The pressure threshold may be differently set for each of a plurality of fuel tanks included in the charging system.

The simultaneously charging the battery may comprise: injecting the fuel into a first fuel tank of the charging system separated from the mobility system by a disconnected first connector, delivering the fuel to a second fuel tank using a second connector connecting the first fuel tank and the second fuel tank of the charging system when a pressure of the first fuel tank exceeds a first upper limit threshold and disconnecting the second connector and charging the battery using a third connector connecting the mobility system and the second fuel tank when a pressure of the second fuel tank exceeds a second upper limit threshold.

The method may further comprise, after the charging of the battery, disconnecting the third connector when a charge amount of the battery reaches a target charge amount or the pressure of the second fuel tank becomes lower than a second lower limit threshold in a state in which the simultaneous charging condition is satisfied.

The requesting the response to the charging method further comprises entering a default charging method set by a user in advance after a predetermined time.

According to one or more example examples of the present disclosure, the apparatus may comprise: a battery configured to supply power to the mobility apparatus, a power generation cell configured to charge the battery, a memory configured to store at least one instruction and a processor configured to execute the at least one instruction stored in the memory, wherein the processor may perform control to: determine whether to enter normal charging or to examine state information for simultaneous charging based on driving conditions, enter the normal charging or requesting a response to a charging method based on whether the state information is normal and charge fuel by separating the mobility system and the charging system in response to a request to perform simultaneous charging, and simultaneously charge the battery depending on whether a pressure threshold is exceeded by incorporating a portion of the charging system into the mobility system.

According to the present disclosure, it is possible to provide a method and mobility apparatus for simultaneous battery charging that charge a battery while charging fuel.

It will be appreciated by persons skilled in the art that that the effects that can be achieved through the present disclosure are not limited to what has been particularly described hereinabove and other advantages of the present disclosure will be more clearly understood from the detailed description.

While the methods of the present disclosure described above are represented as a series of operations for clarity of description, it is not intended to limit the order in which the steps are performed. The steps described above may be performed simultaneously or in different order as necessary. In order to implement the method according to the present disclosure, the described steps may further include different or other steps, may include remaining steps except for some of the steps, or may include other additional steps except for some of the steps.

The various examples of the present disclosure do not disclose a list of all possible combinations and are intended to describe representative examples of the present disclosure. Examples or features described in the various examples may be applied independently or in combination of two or more.

In addition, various examples of the present disclosure may be implemented in hardware, firmware, software, or a combination thereof.
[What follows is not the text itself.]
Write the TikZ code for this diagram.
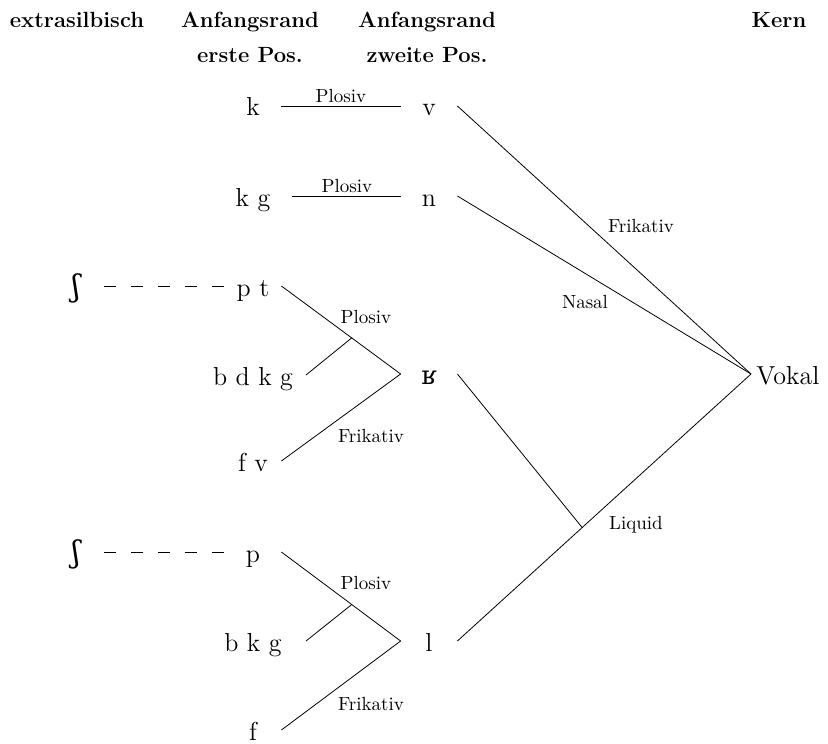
\documentclass[tikz,border=0pt]{standalone}
\usepackage{fontspec}
\newfontfamily\ipafont{DejaVu Serif}
\usetikzlibrary{calc}

\begin{document}
\begin{tikzpicture}[x=0.5pt, y=-0.5pt,
    head/.style={font=\fontsize{11}{17.5}\selectfont\bfseries, align=center, anchor=north, inner sep=0pt},
    seg/.style={font=\fontsize{13}{15}\selectfont, inner sep=0pt, text height=10pt, text depth=0pt, minimum width=28pt},
    vokal/.style={seg, minimum width=0pt, inner xsep=2.5pt, anchor=west},
    lbl/.style={font=\fontsize{9.5}{11}\selectfont, inner sep=1.5pt},
    extra/.style={dash pattern=on 6pt off 7.5pt}]
    \useasboundingbox (0,0) rectangle (828,743);

    % column heads
    \node[head] (hExtra) at (77,12) {extrasilbisch};
    \node[head] (hOnsetA) at (250,12) {Anfangsrand\\erste Pos.};
    \node[head] (hOnsetB) at (427,12) {Anfangsrand\\zweite Pos.};
    \node[head] (hKern) at (779,12) {Kern};

    % extrasilbisch
    \node[seg] (shA) at (76,286) {\ipafont\fontsize{15}{17}\selectfont ʃ};
    \node[seg] (shB) at (76,552) {\ipafont\fontsize{15}{17}\selectfont ʃ};

    % Anfangsrand, erste Position
    \node[seg] (k) at (253,106) {k};
    \node[seg] (kg) at (253,196) {k g};
    \node[seg] (pt) at (253,286) {p t};
    \node[seg] (bdkg) at (253,375) {b d k g};
    \node[seg] (fv) at (253,461) {f v};
    \node[seg] (p) at (253,552) {p};
    \node[seg] (bkg) at (253,641) {b k g};
    \node[seg] (f) at (253,730) {f};

    % Anfangsrand, zweite Position
    \node[seg] (v) at (429,106) {v};
    \node[seg] (n) at (429,196) {n};
    \node[seg] (r) at (429,374) {\ipafont ʁ};
    \node[seg] (l) at (429,641) {l};

    % Kern
    \node[vokal] (vok) at (751,374) {Vokal};

    % top rows
    \draw (k) -- node[lbl, above] {Plosiv} (v);
    \draw[shorten <=5.5pt] (kg) -- node[lbl, above, pos=0.55] {Plosiv} (n);

    % dashed links
    \draw[extra] (shA) -- (pt);
    \draw[extra] (shB) -- (p);

    % group before r
    \coordinate (jA) at ($(pt.east)!0.59!(r.west)$);
    \coordinate (bA) at ($(bdkg.center)+(53,0)$);
    \draw (pt.east) -- (r.west);
    \draw (fv.east) -- (r.west);
    \draw (bA) -- (jA);
    \node[lbl] (lPlosA) at (366,317) {Plosiv};
    \node[lbl] (lFrikA) at (371,436) {Frikativ};

    % group before l
    \coordinate (jB) at ($(p.east)!0.59!(l.west)$);
    \coordinate (bB) at ($(bkg.center)+(53,0)$);
    \draw (p.east) -- (l.west);
    \draw (f.east) -- (l.west);
    \draw (bB) -- (jB);
    \node[lbl] (lPlosB) at (366,583) {Plosiv};
    \node[lbl] (lFrikB) at (371,704) {Frikativ};

    % to the nucleus
    \coordinate (jL) at ($(l.east)!0.425!(vok.west)$);
    \draw (v.east) -- (vok.west);
    \draw (n.east) -- (vok.west);
    \draw (l.east) -- (vok.west);
    \draw (r.east) -- (jL);
    \node[lbl] (lFrikC) at (641,226) {Frikativ};
    \node[lbl] (lNasal) at (585,302) {Nasal};
    \node[lbl] (lLiquid) at (636,525) {Liquid};
\end{tikzpicture}
\end{document}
In the case of implementing the present disclosure by hardware, the present disclosure can be implemented with application specific integrated circuits (ASICs), Digital signal processors (DSPs), digital signal processing devices (DSPDs), programmable logic devices (PLDs), field programmable gate arrays (FPGAs), general processors, controllers, microcontrollers, microprocessors, etc.

The scope of the disclosure includes software or machine-executable commands (e.g., an operating system, an application, firmware, a program, etc.) for enabling operations according to the methods of various examples to be executed on an apparatus or a computer, a non-transitory computer-readable medium having such software or commands stored thereon and executable on the apparatus or the computer.